» Given instruction:
Go through the listing and set it down exactly, leaving out its pictures.

─── Material provided ───

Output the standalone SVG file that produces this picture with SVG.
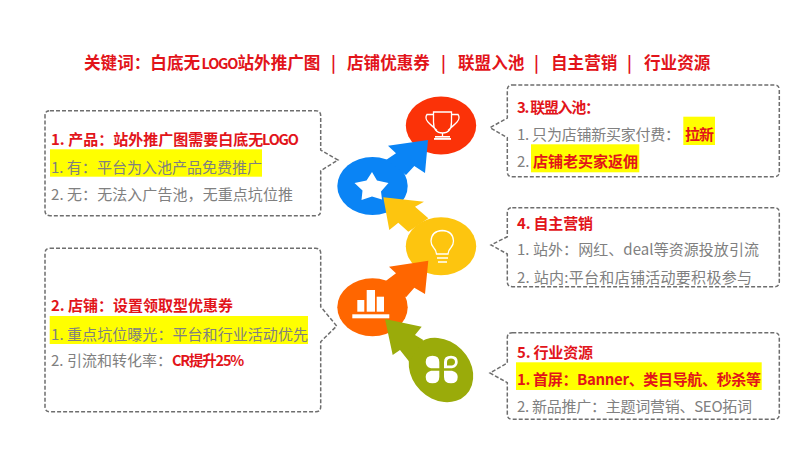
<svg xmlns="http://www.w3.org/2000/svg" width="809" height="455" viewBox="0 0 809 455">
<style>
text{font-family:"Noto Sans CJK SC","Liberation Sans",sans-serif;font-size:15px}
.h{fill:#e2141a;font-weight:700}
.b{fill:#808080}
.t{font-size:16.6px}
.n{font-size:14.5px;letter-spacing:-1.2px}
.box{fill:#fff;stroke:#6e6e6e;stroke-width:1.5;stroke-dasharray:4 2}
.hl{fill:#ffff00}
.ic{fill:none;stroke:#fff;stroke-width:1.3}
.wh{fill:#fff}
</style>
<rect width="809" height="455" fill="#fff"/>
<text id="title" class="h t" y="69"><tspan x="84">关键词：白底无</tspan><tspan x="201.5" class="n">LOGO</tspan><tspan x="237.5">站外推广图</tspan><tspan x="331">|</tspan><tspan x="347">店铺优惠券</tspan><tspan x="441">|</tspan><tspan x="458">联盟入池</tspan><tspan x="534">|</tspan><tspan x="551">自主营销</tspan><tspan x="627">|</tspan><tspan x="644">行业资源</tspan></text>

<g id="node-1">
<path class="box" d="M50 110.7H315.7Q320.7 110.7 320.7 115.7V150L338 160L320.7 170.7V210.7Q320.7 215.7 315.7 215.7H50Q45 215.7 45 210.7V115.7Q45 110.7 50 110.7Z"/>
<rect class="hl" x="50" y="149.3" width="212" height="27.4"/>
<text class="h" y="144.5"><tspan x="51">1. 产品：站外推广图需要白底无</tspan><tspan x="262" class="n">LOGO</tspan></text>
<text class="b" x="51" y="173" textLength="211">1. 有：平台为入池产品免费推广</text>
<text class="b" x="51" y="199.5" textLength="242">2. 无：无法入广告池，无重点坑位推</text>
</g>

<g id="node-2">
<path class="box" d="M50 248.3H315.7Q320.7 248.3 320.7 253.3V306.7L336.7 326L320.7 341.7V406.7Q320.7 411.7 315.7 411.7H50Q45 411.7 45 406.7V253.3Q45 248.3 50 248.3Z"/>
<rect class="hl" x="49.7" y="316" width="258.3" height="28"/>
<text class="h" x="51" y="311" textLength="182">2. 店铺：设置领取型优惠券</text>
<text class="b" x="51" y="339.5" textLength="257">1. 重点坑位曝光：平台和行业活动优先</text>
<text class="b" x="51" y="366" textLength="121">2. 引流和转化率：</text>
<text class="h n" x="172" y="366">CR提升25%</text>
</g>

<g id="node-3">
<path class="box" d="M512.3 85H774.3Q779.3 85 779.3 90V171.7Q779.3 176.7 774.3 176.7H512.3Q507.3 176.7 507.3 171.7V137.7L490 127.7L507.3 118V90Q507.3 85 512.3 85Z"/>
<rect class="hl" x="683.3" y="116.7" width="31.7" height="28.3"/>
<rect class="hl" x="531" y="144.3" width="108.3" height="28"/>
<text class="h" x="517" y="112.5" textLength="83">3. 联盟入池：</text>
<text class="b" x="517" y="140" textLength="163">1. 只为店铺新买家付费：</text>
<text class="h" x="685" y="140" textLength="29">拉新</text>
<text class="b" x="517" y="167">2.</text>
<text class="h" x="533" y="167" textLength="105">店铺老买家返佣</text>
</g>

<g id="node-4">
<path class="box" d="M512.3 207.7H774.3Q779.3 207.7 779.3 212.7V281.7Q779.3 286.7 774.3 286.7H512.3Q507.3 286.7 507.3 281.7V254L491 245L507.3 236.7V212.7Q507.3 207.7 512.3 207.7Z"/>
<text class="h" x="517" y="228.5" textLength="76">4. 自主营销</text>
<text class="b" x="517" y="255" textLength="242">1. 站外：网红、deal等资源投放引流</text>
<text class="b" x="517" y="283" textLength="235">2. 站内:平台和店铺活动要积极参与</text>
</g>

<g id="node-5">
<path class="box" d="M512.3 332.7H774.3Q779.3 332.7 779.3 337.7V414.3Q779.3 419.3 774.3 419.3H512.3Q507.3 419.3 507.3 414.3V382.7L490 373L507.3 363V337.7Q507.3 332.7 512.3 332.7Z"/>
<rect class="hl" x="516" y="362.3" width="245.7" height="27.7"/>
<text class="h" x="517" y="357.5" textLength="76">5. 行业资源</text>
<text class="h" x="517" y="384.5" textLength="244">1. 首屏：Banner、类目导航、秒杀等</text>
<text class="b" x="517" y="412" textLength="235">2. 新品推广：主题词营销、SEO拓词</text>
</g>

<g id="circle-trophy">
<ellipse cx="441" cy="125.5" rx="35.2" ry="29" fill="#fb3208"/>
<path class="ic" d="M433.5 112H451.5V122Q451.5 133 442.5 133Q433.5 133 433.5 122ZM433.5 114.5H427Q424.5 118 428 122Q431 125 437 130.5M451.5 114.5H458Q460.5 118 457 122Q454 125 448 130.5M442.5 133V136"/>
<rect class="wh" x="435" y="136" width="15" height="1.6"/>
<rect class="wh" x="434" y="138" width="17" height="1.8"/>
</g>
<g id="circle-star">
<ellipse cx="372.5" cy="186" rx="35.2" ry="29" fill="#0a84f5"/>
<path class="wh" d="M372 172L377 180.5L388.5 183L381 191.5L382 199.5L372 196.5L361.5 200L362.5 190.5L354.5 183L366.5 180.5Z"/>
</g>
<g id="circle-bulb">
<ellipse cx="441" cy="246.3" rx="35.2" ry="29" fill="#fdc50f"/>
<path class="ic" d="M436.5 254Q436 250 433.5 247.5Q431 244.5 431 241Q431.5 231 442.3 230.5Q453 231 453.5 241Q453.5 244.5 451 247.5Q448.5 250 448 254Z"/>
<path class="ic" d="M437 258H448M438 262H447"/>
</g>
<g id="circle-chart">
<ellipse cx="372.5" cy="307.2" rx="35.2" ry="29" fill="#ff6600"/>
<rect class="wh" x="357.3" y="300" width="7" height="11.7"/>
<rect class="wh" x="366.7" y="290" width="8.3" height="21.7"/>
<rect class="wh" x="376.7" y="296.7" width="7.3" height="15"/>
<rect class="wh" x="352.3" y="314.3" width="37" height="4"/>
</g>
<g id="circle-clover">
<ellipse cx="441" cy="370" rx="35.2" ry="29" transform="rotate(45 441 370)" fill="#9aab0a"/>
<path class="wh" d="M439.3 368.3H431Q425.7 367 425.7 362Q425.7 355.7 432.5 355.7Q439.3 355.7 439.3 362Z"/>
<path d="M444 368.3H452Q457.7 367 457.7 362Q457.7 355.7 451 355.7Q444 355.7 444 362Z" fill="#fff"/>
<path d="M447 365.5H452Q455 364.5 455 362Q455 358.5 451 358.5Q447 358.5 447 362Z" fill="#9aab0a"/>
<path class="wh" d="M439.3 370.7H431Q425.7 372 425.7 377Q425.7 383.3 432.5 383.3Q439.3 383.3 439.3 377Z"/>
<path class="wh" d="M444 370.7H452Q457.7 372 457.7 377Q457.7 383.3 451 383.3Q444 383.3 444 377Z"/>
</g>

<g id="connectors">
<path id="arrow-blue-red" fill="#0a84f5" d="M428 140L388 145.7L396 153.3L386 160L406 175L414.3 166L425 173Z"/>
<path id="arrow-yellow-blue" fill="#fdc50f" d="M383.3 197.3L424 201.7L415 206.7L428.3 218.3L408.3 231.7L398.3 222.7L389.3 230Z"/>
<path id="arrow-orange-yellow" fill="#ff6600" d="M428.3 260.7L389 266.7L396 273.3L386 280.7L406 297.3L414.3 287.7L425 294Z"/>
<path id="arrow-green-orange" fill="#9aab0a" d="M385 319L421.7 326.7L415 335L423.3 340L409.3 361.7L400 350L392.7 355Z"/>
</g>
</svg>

───

» Response:
Output the standalone SVG file that produces this picture with SVG.
<svg xmlns="http://www.w3.org/2000/svg" width="809" height="455" viewBox="0 0 809 455">
<style>
text{font-family:"Noto Sans CJK SC","Liberation Sans",sans-serif;font-size:15px}
.h{fill:#e2141a;font-weight:700}
.b{fill:#808080}
.t{font-size:16.6px}
.n{font-size:14.5px;letter-spacing:-1.2px}
.box{fill:#fff;stroke:#6e6e6e;stroke-width:1.5;stroke-dasharray:4 2}
.hl{fill:#ffff00}
.ic{fill:none;stroke:#fff;stroke-width:1.3}
.wh{fill:#fff}
</style>
<rect width="809" height="455" fill="#fff"/>
<text id="title" class="h t" y="69"><tspan x="84">关键词：白底无</tspan><tspan x="201.5" class="n">LOGO</tspan><tspan x="237.5">站外推广图</tspan><tspan x="331">|</tspan><tspan x="347">店铺优惠券</tspan><tspan x="441">|</tspan><tspan x="458">联盟入池</tspan><tspan x="534">|</tspan><tspan x="551">自主营销</tspan><tspan x="627">|</tspan><tspan x="644">行业资源</tspan></text>

<g id="node-1">
<path class="box" d="M50 110.7H315.7Q320.7 110.7 320.7 115.7V150L338 160L320.7 170.7V210.7Q320.7 215.7 315.7 215.7H50Q45 215.7 45 210.7V115.7Q45 110.7 50 110.7Z"/>
<rect class="hl" x="50" y="149.3" width="212" height="27.4"/>
<text class="h" y="144.5"><tspan x="51">1. 产品：站外推广图需要白底无</tspan><tspan x="262" class="n">LOGO</tspan></text>
<text class="b" x="51" y="173" textLength="211">1. 有：平台为入池产品免费推广</text>
<text class="b" x="51" y="199.5" textLength="242">2. 无：无法入广告池，无重点坑位推</text>
</g>

<g id="node-2">
<path class="box" d="M50 248.3H315.7Q320.7 248.3 320.7 253.3V306.7L336.7 326L320.7 341.7V406.7Q320.7 411.7 315.7 411.7H50Q45 411.7 45 406.7V253.3Q45 248.3 50 248.3Z"/>
<rect class="hl" x="49.7" y="316" width="258.3" height="28"/>
<text class="h" x="51" y="311" textLength="182">2. 店铺：设置领取型优惠券</text>
<text class="b" x="51" y="339.5" textLength="257">1. 重点坑位曝光：平台和行业活动优先</text>
<text class="b" x="51" y="366" textLength="121">2. 引流和转化率：</text>
<text class="h n" x="172" y="366">CR提升25%</text>
</g>

<g id="node-3">
<path class="box" d="M512.3 85H774.3Q779.3 85 779.3 90V171.7Q779.3 176.7 774.3 176.7H512.3Q507.3 176.7 507.3 171.7V137.7L490 127.7L507.3 118V90Q507.3 85 512.3 85Z"/>
<rect class="hl" x="683.3" y="116.7" width="31.7" height="28.3"/>
<rect class="hl" x="531" y="144.3" width="108.3" height="28"/>
<text class="h" x="517" y="112.5" textLength="83">3. 联盟入池：</text>
<text class="b" x="517" y="140" textLength="163">1. 只为店铺新买家付费：</text>
<text class="h" x="685" y="140" textLength="29">拉新</text>
<text class="b" x="517" y="167">2.</text>
<text class="h" x="533" y="167" textLength="105">店铺老买家返佣</text>
</g>

<g id="node-4">
<path class="box" d="M512.3 207.7H774.3Q779.3 207.7 779.3 212.7V281.7Q779.3 286.7 774.3 286.7H512.3Q507.3 286.7 507.3 281.7V254L491 245L507.3 236.7V212.7Q507.3 207.7 512.3 207.7Z"/>
<text class="h" x="517" y="228.5" textLength="76">4. 自主营销</text>
<text class="b" x="517" y="255" textLength="242">1. 站外：网红、deal等资源投放引流</text>
<text class="b" x="517" y="283" textLength="235">2. 站内:平台和店铺活动要积极参与</text>
</g>

<g id="node-5">
<path class="box" d="M512.3 332.7H774.3Q779.3 332.7 779.3 337.7V414.3Q779.3 419.3 774.3 419.3H512.3Q507.3 419.3 507.3 414.3V382.7L490 373L507.3 363V337.7Q507.3 332.7 512.3 332.7Z"/>
<rect class="hl" x="516" y="362.3" width="245.7" height="27.7"/>
<text class="h" x="517" y="357.5" textLength="76">5. 行业资源</text>
<text class="h" x="517" y="384.5" textLength="244">1. 首屏：Banner、类目导航、秒杀等</text>
<text class="b" x="517" y="412" textLength="235">2. 新品推广：主题词营销、SEO拓词</text>
</g>

<g id="circle-trophy">
<ellipse cx="441" cy="125.5" rx="35.2" ry="29" fill="#fb3208"/>
<path class="ic" d="M433.5 112H451.5V122Q451.5 133 442.5 133Q433.5 133 433.5 122ZM433.5 114.5H427Q424.5 118 428 122Q431 125 437 130.5M451.5 114.5H458Q460.5 118 457 122Q454 125 448 130.5M442.5 133V136"/>
<rect class="wh" x="435" y="136" width="15" height="1.6"/>
<rect class="wh" x="434" y="138" width="17" height="1.8"/>
</g>
<g id="circle-star">
<ellipse cx="372.5" cy="186" rx="35.2" ry="29" fill="#0a84f5"/>
<path class="wh" d="M372 172L377 180.5L388.5 183L381 191.5L382 199.5L372 196.5L361.5 200L362.5 190.5L354.5 183L366.5 180.5Z"/>
</g>
<g id="circle-bulb">
<ellipse cx="441" cy="246.3" rx="35.2" ry="29" fill="#fdc50f"/>
<path class="ic" d="M436.5 254Q436 250 433.5 247.5Q431 244.5 431 241Q431.5 231 442.3 230.5Q453 231 453.5 241Q453.5 244.5 451 247.5Q448.5 250 448 254Z"/>
<path class="ic" d="M437 258H448M438 262H447"/>
</g>
<g id="circle-chart">
<ellipse cx="372.5" cy="307.2" rx="35.2" ry="29" fill="#ff6600"/>
<rect class="wh" x="357.3" y="300" width="7" height="11.7"/>
<rect class="wh" x="366.7" y="290" width="8.3" height="21.7"/>
<rect class="wh" x="376.7" y="296.7" width="7.3" height="15"/>
<rect class="wh" x="352.3" y="314.3" width="37" height="4"/>
</g>
<g id="circle-clover">
<ellipse cx="441" cy="370" rx="35.2" ry="29" transform="rotate(45 441 370)" fill="#9aab0a"/>
<path class="wh" d="M439.3 368.3H431Q425.7 367 425.7 362Q425.7 355.7 432.5 355.7Q439.3 355.7 439.3 362Z"/>
<path d="M444 368.3H452Q457.7 367 457.7 362Q457.7 355.7 451 355.7Q444 355.7 444 362Z" fill="#fff"/>
<path d="M447 365.5H452Q455 364.5 455 362Q455 358.5 451 358.5Q447 358.5 447 362Z" fill="#9aab0a"/>
<path class="wh" d="M439.3 370.7H431Q425.7 372 425.7 377Q425.7 383.3 432.5 383.3Q439.3 383.3 439.3 377Z"/>
<path class="wh" d="M444 370.7H452Q457.7 372 457.7 377Q457.7 383.3 451 383.3Q444 383.3 444 377Z"/>
</g>

<g id="connectors">
<path id="arrow-blue-red" fill="#0a84f5" d="M428 140L388 145.7L396 153.3L386 160L406 175L414.3 166L425 173Z"/>
<path id="arrow-yellow-blue" fill="#fdc50f" d="M383.3 197.3L424 201.7L415 206.7L428.3 218.3L408.3 231.7L398.3 222.7L389.3 230Z"/>
<path id="arrow-orange-yellow" fill="#ff6600" d="M428.3 260.7L389 266.7L396 273.3L386 280.7L406 297.3L414.3 287.7L425 294Z"/>
<path id="arrow-green-orange" fill="#9aab0a" d="M385 319L421.7 326.7L415 335L423.3 340L409.3 361.7L400 350L392.7 355Z"/>
</g>
</svg>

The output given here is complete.